Dabut decided to revamp the organizational structure and appoint a CEO to head the management. All business unit heads and functional heads were to report directly to the CEO.

In November 1998, Dabur appointed Ninu Khanna as the CEO. The appointment was the first incident of an outside professional being appointed after the restructuring was put in place. Ninu Khanna, who had previously worked with Procter & Gamble and Colgate-Palmolive was roped in to give Dabur the much-needed FMCG focus. Dabut had also appointed Cadbury India's Deepak Sethi as Vice President - Sales and Marketing - Health Care Products division; Godrej Pilsbury's Ravi Sivaraman as Vice President - Finance and ABB's Yogi Sriram as Vice President - HRD.

Dabur made performance appraisals more objective by including many more measureable criteria. Concepts such as customer satisfaction, increased sales and reduced costs, cycle-time efficiency, return on investment and shareholder value were all introduced as yardsticks for performance appraisals. Harish Tandon, general manager, HR, Dabur remarked, "Now Dabur is working towards making compensation more performance-oriented, and the performance evaluation system is being worked on. Today, performance in terms of target achievement is the main factor followed by other criteria such as sincerity and longevity of service." The focus of appraisals thus shifted to what a person had achieved, as much as on what he was capable of.

Dabur's employee friendly initiatives included annual sales conferences at places like Mauritius and Kathmandu. These conferences, attended by over a hundred sales executives of the company, combined both 'work-and-play' aspects for better employee morale and performance. Dabur also gave cash incentives to junior level sales officers and representatives upon successful achievement of targets. Employees were also allowed to club their leaves and enjoy a vacation.

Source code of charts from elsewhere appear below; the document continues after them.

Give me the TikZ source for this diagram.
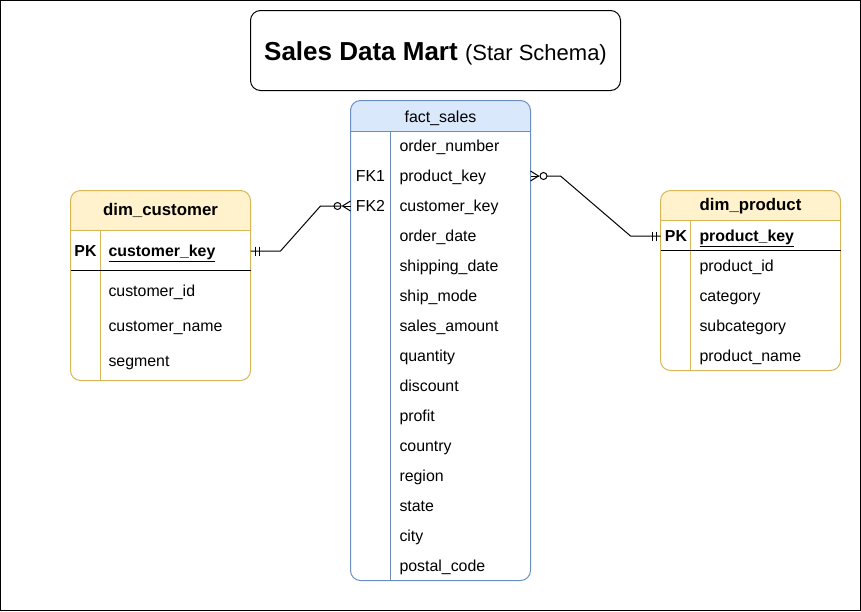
\documentclass[tikz,border=0pt]{standalone}
\usepackage{fontspec}
\setmainfont{Liberation Sans}
\usetikzlibrary{calc}
\definecolor{bfill}{HTML}{DAE8FC}
\definecolor{bline}{HTML}{6C8EBF}
\definecolor{yfill}{HTML}{FFF2CC}
\definecolor{yline}{HTML}{D6B656}
\begin{document}
\begin{tikzpicture}[x=1pt,y=-1pt,line width=1pt,
  txt/.style={inner sep=0pt,anchor=west,font=\fontsize{15.9}{18}\selectfont,text height=13pt,text depth=2pt},
  ctr/.style={txt,anchor=center},
  bctr/.style={ctr,font=\fontsize{15.9}{18}\selectfont\bfseries},
  hdr/.style={ctr,font=\fontsize{16.8}{19}\selectfont\bfseries},
  btxt/.style={txt,font=\fontsize{15.9}{18}\selectfont\bfseries},
  conn/.style={draw=black,line width=1pt},
  frameB/.style={draw=bline,line width=1pt},
  frameY/.style={draw=yline,line width=1pt}]
\useasboundingbox (0,0) rectangle (861,611);
\draw[line width=1pt] (0.5,0.5) rectangle (860.5,610.5);

% title
\node[draw,rounded corners=10pt,minimum width=370pt,minimum height=80pt,inner sep=0pt,text height=20pt,text depth=0pt] (title) at (435.5,50.5)
  {\fontsize{26}{30}\selectfont\bfseries Sales Data Mart \fontsize{22}{26}\selectfont\mdseries(Star Schema)};

% fact_sales
\begin{scope}
\clip[rounded corners=10pt] (350.5,100.5) rectangle (530.5,580.5);
\fill[bfill] (350.5,100.5) rectangle (530.5,131.5);
\end{scope}
\draw[frameB,rounded corners=10pt] (350.5,100.5) rectangle (530.5,580.5);
\draw[frameB] (350.5,131.5) -- (530.5,131.5);
\draw[frameB] (390.5,131.5) -- (390.5,580.5);
\node[ctr] (fact) at (440.5,117) {fact\_sales};
\foreach \t [count=\i from 0] in {order\_number,product\_key,customer\_key,order\_date,shipping\_date,ship\_mode,sales\_amount,quantity,discount,profit,country,region,state,city,postal\_code}
  \node[txt] (f\i) at (399,146+30*\i) {\t};
\node[ctr] (fk1) at (370.5,176) {FK1};
\node[ctr] (fk2) at (370.5,206) {FK2};

% dim_customer
\begin{scope}
\clip[rounded corners=10pt] (70.5,190.5) rectangle (250.5,380.5);
\fill[yfill] (70.5,190.5) rectangle (250.5,230.5);
\end{scope}
\draw[frameY,rounded corners=10pt] (70.5,190.5) rectangle (250.5,380.5);
\draw[frameY] (70.5,230.5) -- (250.5,230.5);
\draw[frameY] (100.5,230.5) -- (100.5,380.5);
\draw[black] (70.5,270.5) -- (250.5,270.5);
\node[hdr] (dc) at (160.5,210) {dim\_customer};
\node[bctr] (dcpk) at (85.5,251) {PK};
\node[btxt] (dck) at (108,251) {\underline{customer\_key}};
\node[txt] (dc1) at (108,291) {customer\_id};
\node[txt] (dc2) at (108,326) {customer\_name};
\node[txt] (dc3) at (108,361) {segment};

% dim_product
\begin{scope}
\clip[rounded corners=10pt] (660.5,190.5) rectangle (840.5,370.5);
\fill[yfill] (660.5,190.5) rectangle (840.5,220.5);
\end{scope}
\draw[frameY,rounded corners=10pt] (660.5,190.5) rectangle (840.5,370.5);
\draw[frameY] (660.5,220.5) -- (840.5,220.5);
\draw[frameY] (690.5,220.5) -- (690.5,370.5);
\draw[black] (660.5,250.5) -- (840.5,250.5);
\node[hdr] (dp) at (750.5,205) {dim\_product};
\node[bctr] (dppk) at (676,236) {PK};
\node[btxt] (dpk) at (699,236) {\underline{product\_key}};
\node[txt] (dp1) at (699,266) {product\_id};
\node[txt] (dp2) at (699,296) {category};
\node[txt] (dp3) at (699,326) {subcategory};
\node[txt] (dp4) at (699,356) {product\_name};

% connector endpoints
\coordinate (ca) at (250.5,251);
\coordinate (fa) at (350.5,206);
\coordinate (fb) at (530.5,176);
\coordinate (pa) at (660.5,236);

% customer -> fact (one mandatory to zero-or-many)
\draw[conn] (ca) -- ++(30,0) -- ($(fa)+(-30,0)$) -- ($(fa)+(-9.5,0)$);
\draw[conn] ($(ca)+(5,-4.5)$) -- ++(0,9);
\draw[conn] ($(ca)+(9,-4.5)$) -- ++(0,9);
\draw[conn] ($(fa)+(-13,0)$) circle (3.5pt);
\draw[conn] ($(fa)+(0,-5)$) -- ($(fa)+(-8,0)$) -- ($(fa)+(0,5)$);
\draw[conn] ($(fa)+(-8,0)$) -- (fa);

% fact -> product
\draw[conn] ($(fb)+(16.5,0)$) -- ($(fb)+(30,0)$) -- ($(pa)+(-30,0)$) -- (pa);
\draw[conn] ($(pa)+(-8,-4.5)$) -- ++(0,9);
\draw[conn] ($(pa)+(-4,-4.5)$) -- ++(0,9);
\draw[conn] ($(fb)+(13,0)$) circle (3.5pt);
\draw[conn] ($(fb)+(0,-5)$) -- ($(fb)+(8,0)$) -- ($(fb)+(0,5)$);
\draw[conn] ($(fb)+(8,0)$) -- (fb);
\end{tikzpicture}
\end{document}
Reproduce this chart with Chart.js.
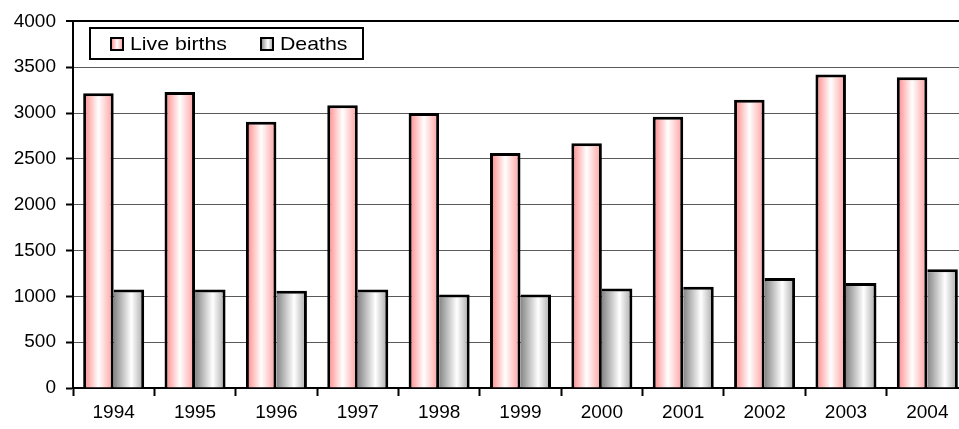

To increase employee satisfaction levels, Dabur identified certain key performance areas (KPAs) for each employee. Performance appraisal and compensation planning were now based on KPAs. Employee training was also given a renewed focus. To help employees communicate effectively with each other and for better dissemination of news and information, Dabur brought out a quarterly newsletter 'Contact.' The interactive newsletter worked as a two-way communication channel between the employees. Dabur also commissioned consultants Noble & Hewitt to formulate an Employee Stock Option Plan (ESOP). The scheme, effective from the fiscal 2000 was initially reserved for very senior personnel. Dabur planned to extend the scheme throughout the organization in the future.